I really appreciate your comment. When I moved to my home, I was told the lesbians will travel; the gays, not so much. Sure enough, there are women in happy relationships all around. It has taken until midlife for me to realize I should have been a lesbian!

You are obviously living in a place that brings you joy. Why are so many gay men averse to being amongst quiet beauty? Alas. I hope you stumble upon love with a guy that sees your home as retreat rather than a travel annoyance.

Regardless, enjoy your invigorating world!

Rick Modien said...

When I moved to Vancouver in the late '80s, RG, I moved to Burnaby. One, I didn't know Vancouver well; two, I wanted to be close to where I worked so my commute wasn't long; and three, I had no clue there was a gay village downtown.

Well, did I ever hear about my decision. When I met a few gay men, they thought there was something wrong with me because I lived on Willingdon in Burnaby. They as much as said if I ever expected to meet someone, I'd have to move downtown. How discouraging was that?

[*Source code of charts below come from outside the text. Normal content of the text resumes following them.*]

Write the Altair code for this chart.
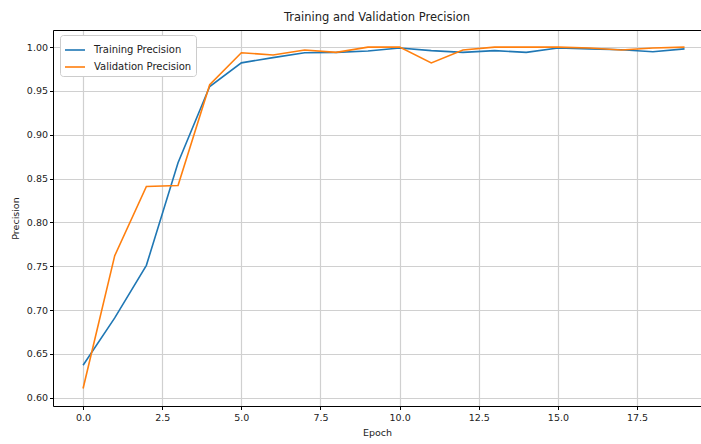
import altair as alt
import pandas as pd

epochs = list(range(20))
training = [0.637, 0.691, 0.751, 0.868, 0.955, 0.982, 0.988, 0.9935, 0.994, 0.9955,
            0.999, 0.996, 0.994, 0.996, 0.994, 0.999, 0.998, 0.997, 0.9947, 0.998]
validation = [0.6105, 0.762, 0.841, 0.842, 0.957, 0.9935, 0.991, 0.9966, 0.994, 1.0,
              1.0, 0.982, 0.9966, 1.0, 1.0, 1.0, 0.999, 0.9966, 0.999, 1.0]
series_names = ["Training Precision", "Validation Precision"]
x_ticks = [0, 2.5, 5, 7.5, 10, 12.5, 15, 17.5]
y_ticks = [0.60, 0.65, 0.70, 0.75, 0.80, 0.85, 0.90, 0.95, 1.00]

rows = []
for e, t, v in zip(epochs, training, validation):
    rows.append({"Epoch": e, "Precision": t, "Series": series_names[0]})
    rows.append({"Epoch": e, "Precision": v, "Series": series_names[1]})
df = pd.DataFrame(rows)

FONT = "DejaVu Sans"
xscale = alt.Scale(domain=[-0.95, 19.52], nice=False, zero=False)
yscale = alt.Scale(domain=[0.5905, 1.0195], nice=False, zero=False)

yaxis = alt.Axis(values=y_ticks, format=".2f", title="Precision",
                 grid=True, gridColor="#d0d0d0", gridWidth=1.2,
                 domainColor="black", tickColor="black", tickSize=3.5,
                 labelFontSize=9.5, titleFontSize=9.5, titleFontWeight="normal",
                 labelPadding=2, titlePadding=6, labelColor="#222222",
                 titleColor="#222222", labelFont=FONT, titleFont=FONT)

lines = alt.Chart(df).mark_line(strokeWidth=1.6).encode(
    x=alt.X("Epoch:Q", scale=xscale,
            axis=alt.Axis(values=x_ticks, format=".1f", title="Epoch",
                          grid=True, gridColor="#d0d0d0", gridWidth=1.2,
                          domainColor="black", tickColor="black", tickSize=3.5,
                          labelFontSize=9.5, titleFontSize=9.5, titleFontWeight="normal",
                          labelPadding=3, titlePadding=5, labelColor="#222222",
                          titleColor="#222222", labelFont=FONT, titleFont=FONT)),
    y=alt.Y("Precision:Q", scale=yscale, axis=yaxis),
    color=alt.Color("Series:N",
                    scale=alt.Scale(domain=series_names, range=["#1f77b4", "#ff7f0e"]),
                    legend=alt.Legend(title=None, orient="none", legendX=7, legendY=5,
                                      symbolType="stroke", symbolSize=400,
                                      symbolStrokeWidth=1.6, labelFont=FONT,
                                      labelFontSize=10, labelColor="#222222",
                                      fillColor="white", strokeColor="#cccccc",
                                      cornerRadius=3, padding=4, rowPadding=1,
                                      labelOffset=8)),
)

top_axis = alt.Chart(df).mark_line(opacity=0).encode(
    x=alt.X("Epoch:Q", scale=xscale,
            axis=alt.Axis(orient="top", labels=False, ticks=False, grid=False,
                          title=None, domainColor="black")),
    y=alt.Y("Precision:Q", scale=yscale, axis=yaxis),
    detail="Series:N",
)

chart = alt.layer(lines, top_axis).resolve_axis(x="independent").properties(
    width=648, height=376,
    title=alt.TitleParams("Training and Validation Precision", font=FONT,
                          fontSize=11.5, fontWeight="normal", color="#222222",
                          offset=7),
    autosize=alt.AutoSizeParams(type="none"),
    padding={"left": 53, "top": 30, "right": 0, "bottom": 38},
).configure_view(stroke=None).configure(background="white")

chart.save("out.html", embed_options={"renderer": "svg", "actions": False})
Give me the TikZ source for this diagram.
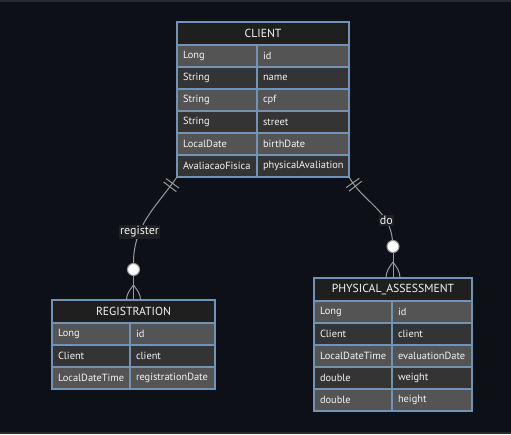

They may have been right. I didn't meet Chris until I'd lived in the West End several years. But we met at a downtown gay club. Despite living in the 'burbs, I used to make the weekly trek to the clubs. I could have just as easily met Chris on one of those nights as the one I actually did.

The point is, I think gay men believe there's only one place to be gay, and that's in the area of the city where a large number of gay men live, and where, as a result, they can all be more themselves. But the point you make is a good one--dating someone from elsewhere in Metro Vancouver isn't a long distance relationship.

I hear your frustration and can imagine how much more difficult it must be for you living a ferry ride away. Still, I have to believe, if it's worth it, two men living some distance away from each other will find any way they can to be together. Such an arrangement also tests them, too, proving just how much they mean to each other.